Exercise aim — Copy exactly, and only, the lines below from the first through the one containing "(0,0) rectangle (819,580);", both included; pictures are omitted.

Data lines —
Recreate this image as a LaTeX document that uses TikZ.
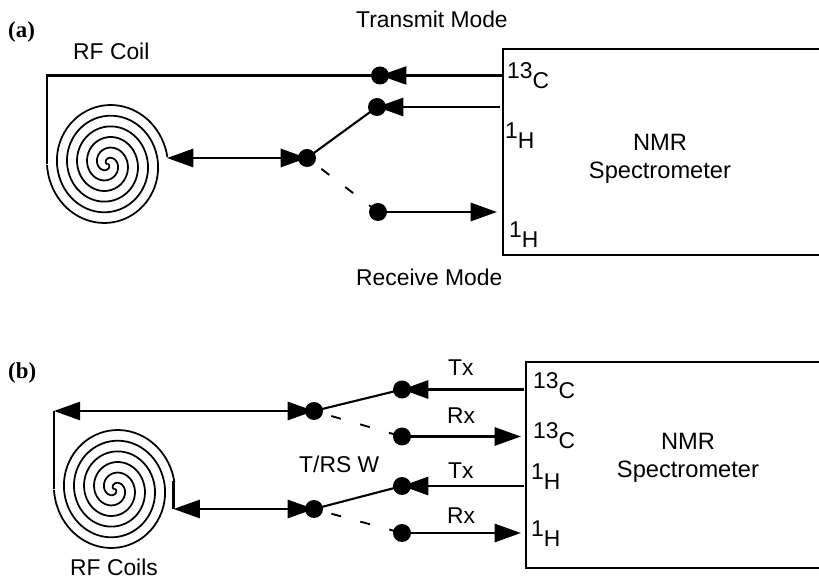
\documentclass[tikz,border=0pt]{standalone}
\usepackage{fontspec}
\setmainfont{Liberation Sans}
\newfontfamily\panelfont{Liberation Serif}
\usetikzlibrary{arrows.meta, backgrounds}
\tikzset{>={Triangle[width=5.4mm,length=7.9mm]}}
\tikzset{
    dot/.style={circle, fill=black, inner sep=0pt, minimum size=5.4mm},
    wire/.style={line width=2.5pt},
    thinwire/.style={line width=1.8pt},
    dashwire/.style={line width=1.6pt, dash pattern=on 3mm off 6mm, dash phase=3.6mm},
    coilline/.style={line width=1.5pt},
    lbl/.style={inner sep=0pt, anchor=base west, font=\fontsize{19.5}{24}\selectfont},
    nmr/.style={inner sep=0pt, align=center, font=\fontsize{20.2}{23.9}\selectfont},
    panel/.style={inner sep=0pt, anchor=base west, font=\fontsize{19.5}{24}\panelfont\bfseries}
}
\newcommand{\nuc}[2]{\raisebox{3.2mm}{#1}#2}
\newcommand{\coilplot}[3]{%
    \draw[coilline, line join=round] plot[domain=0:3, samples=240]
        ({#1+20.2*\x*cos(180+360*(3-\x))}, {#2-1.06*20.2*\x*sin(180+360*(3-\x))});
    \draw[coilline, line join=round] plot[domain=0:#3, samples=240]
        ({#1+20.2*\x*cos(360*(3-\x))}, {#2-1.06*20.2*\x*sin(360*(3-\x))});
}
\begin{document}
\begin{tikzpicture}[x=0.3mm, y=-0.3mm]
    \useasboundingbox (0,0) rectangle (819,580);

    % panel a
    \node[panel] (labA) at (8,38) {(a)};
    \node[lbl] (coilA) at (73,60) {RF Coil};
    \node[lbl] (transmit) at (356,28) {Transmit Mode};
    \node[lbl] (receive) at (356,286) {Receive Mode};
    \node[nmr] (specA) at (660,158.5) {NMR\\Spectrometer};
    \node[lbl] (cA) at (507,89) {\nuc{13}{C}};
    \node[lbl] (hA) at (505,149) {\nuc{1}{H}};
    \node[lbl] (hhA) at (509,248) {\nuc{1}{H}};

    \node[dot] (swA) at (307,158) {};
    \node[dot] (dotCA) at (380,75.5) {};
    \node[dot] (dotTA) at (377,107) {};
    \node[dot] (dotRA) at (378,212) {};

    \coordinate (leftA) at (46.9,164);
    \coordinate (tipA) at (167,158);
    \coordinate (portCA) at (502,75.5);
    \coordinate (portTA) at (500,107);
    \coordinate (portRA) at (497,212);

    \coilplot{107.5}{164}{2.985}
    \draw[thinwire] (819,49) -- (503,49) -- (503,255) -- (819,255);

    \begin{scope}[on background layer]
        \draw[thinwire] (dotCA.center) -| (leftA);
        \draw[thinwire, ->] (portCA) -- (dotCA.center);
        \draw[wire, ->] (portTA) -- (dotTA.center);
        \draw[thinwire] (swA.center) -- (dotTA.center);
        \draw[dashwire] (swA.center) -- (dotRA.center);
        \draw[wire, ->] (dotRA.center) -- (portRA);
        \draw[wire, <->] (tipA) -- (swA.center);
    \end{scope}

    % panel b
    \node[panel] (labB) at (8,379) {(b)};
    \node[lbl] (coilB) at (70,576) {RF Coils};
    \node[lbl] (trsw) at (299,473) {T/RS W};
    \node[lbl] (txC) at (448,376) {Tx};
    \node[lbl] (rxC) at (447,424) {Rx};
    \node[lbl] (txH) at (448,479) {Tx};
    \node[lbl] (rxH) at (447,524) {Rx};
    \node[nmr] (specB) at (688,457.5) {NMR\\Spectrometer};
    \node[lbl] (cB) at (533,399) {\nuc{13}{C}};
    \node[lbl] (ccB) at (533,449) {\nuc{13}{C}};
    \node[lbl] (hB) at (531,490) {\nuc{1}{H}};
    \node[lbl] (hhB) at (531,547) {\nuc{1}{H}};

    \node[dot] (swC) at (314,411) {};
    \node[dot] (dotTC) at (402,389.5) {};
    \node[dot] (dotRC) at (402,436.5) {};
    \node[dot] (swH) at (314,509) {};
    \node[dot] (dotTH) at (402,486) {};
    \node[dot] (dotRH) at (402,533) {};

    \coordinate (leftB) at (53.9,489);
    \coordinate (cornerB) at (53.9,411);
    \coordinate (endB) at (173.5,481);
    \coordinate (tipB) at (173.5,509);
    \coordinate (portTC) at (524,389.5);
    \coordinate (portRC) at (521,436.5);
    \coordinate (portTH) at (524,486);
    \coordinate (portRH) at (521,533);

    \coilplot{114.5}{489}{2.985}
    \draw[thinwire] (819,362) -- (526,362) -- (526,568) -- (819,568);

    \begin{scope}[on background layer]
        \draw[thinwire] (cornerB) -- (leftB);
        \draw[wire, <->] (cornerB) -- (swC.center);
        \draw[thinwire] (endB) -- (tipB);
        \draw[wire, <->] (tipB) -- (swH.center);
        \draw[thinwire] (swC.center) -- (dotTC.center);
        \draw[dashwire] (swC.center) -- (dotRC.center);
        \draw[thinwire] (swH.center) -- (dotTH.center);
        \draw[dashwire] (swH.center) -- (dotRH.center);
        \draw[wire, ->] (portTC) -- (dotTC.center);
        \draw[wire, ->] (dotRC.center) -- (portRC);
        \draw[wire, ->] (portTH) -- (dotTH.center);
        \draw[wire, ->] (dotRH.center) -- (portRH);
    \end{scope}
\end{tikzpicture}
\end{document}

Exercise response —
Recreate this image as a LaTeX document that uses TikZ.
\documentclass[tikz,border=0pt]{standalone}
\usepackage{fontspec}
\setmainfont{Liberation Sans}
\newfontfamily\panelfont{Liberation Serif}
\usetikzlibrary{arrows.meta, backgrounds}
\tikzset{>={Triangle[width=5.4mm,length=7.9mm]}}
\tikzset{
    dot/.style={circle, fill=black, inner sep=0pt, minimum size=5.4mm},
    wire/.style={line width=2.5pt},
    thinwire/.style={line width=1.8pt},
    dashwire/.style={line width=1.6pt, dash pattern=on 3mm off 6mm, dash phase=3.6mm},
    coilline/.style={line width=1.5pt},
    lbl/.style={inner sep=0pt, anchor=base west, font=\fontsize{19.5}{24}\selectfont},
    nmr/.style={inner sep=0pt, align=center, font=\fontsize{20.2}{23.9}\selectfont},
    panel/.style={inner sep=0pt, anchor=base west, font=\fontsize{19.5}{24}\panelfont\bfseries}
}
\newcommand{\nuc}[2]{\raisebox{3.2mm}{#1}#2}
\newcommand{\coilplot}[3]{%
    \draw[coilline, line join=round] plot[domain=0:3, samples=240]
        ({#1+20.2*\x*cos(180+360*(3-\x))}, {#2-1.06*20.2*\x*sin(180+360*(3-\x))});
    \draw[coilline, line join=round] plot[domain=0:#3, samples=240]
        ({#1+20.2*\x*cos(360*(3-\x))}, {#2-1.06*20.2*\x*sin(360*(3-\x))});
}
\begin{document}
\begin{tikzpicture}[x=0.3mm, y=-0.3mm]
    \useasboundingbox (0,0) rectangle (819,580);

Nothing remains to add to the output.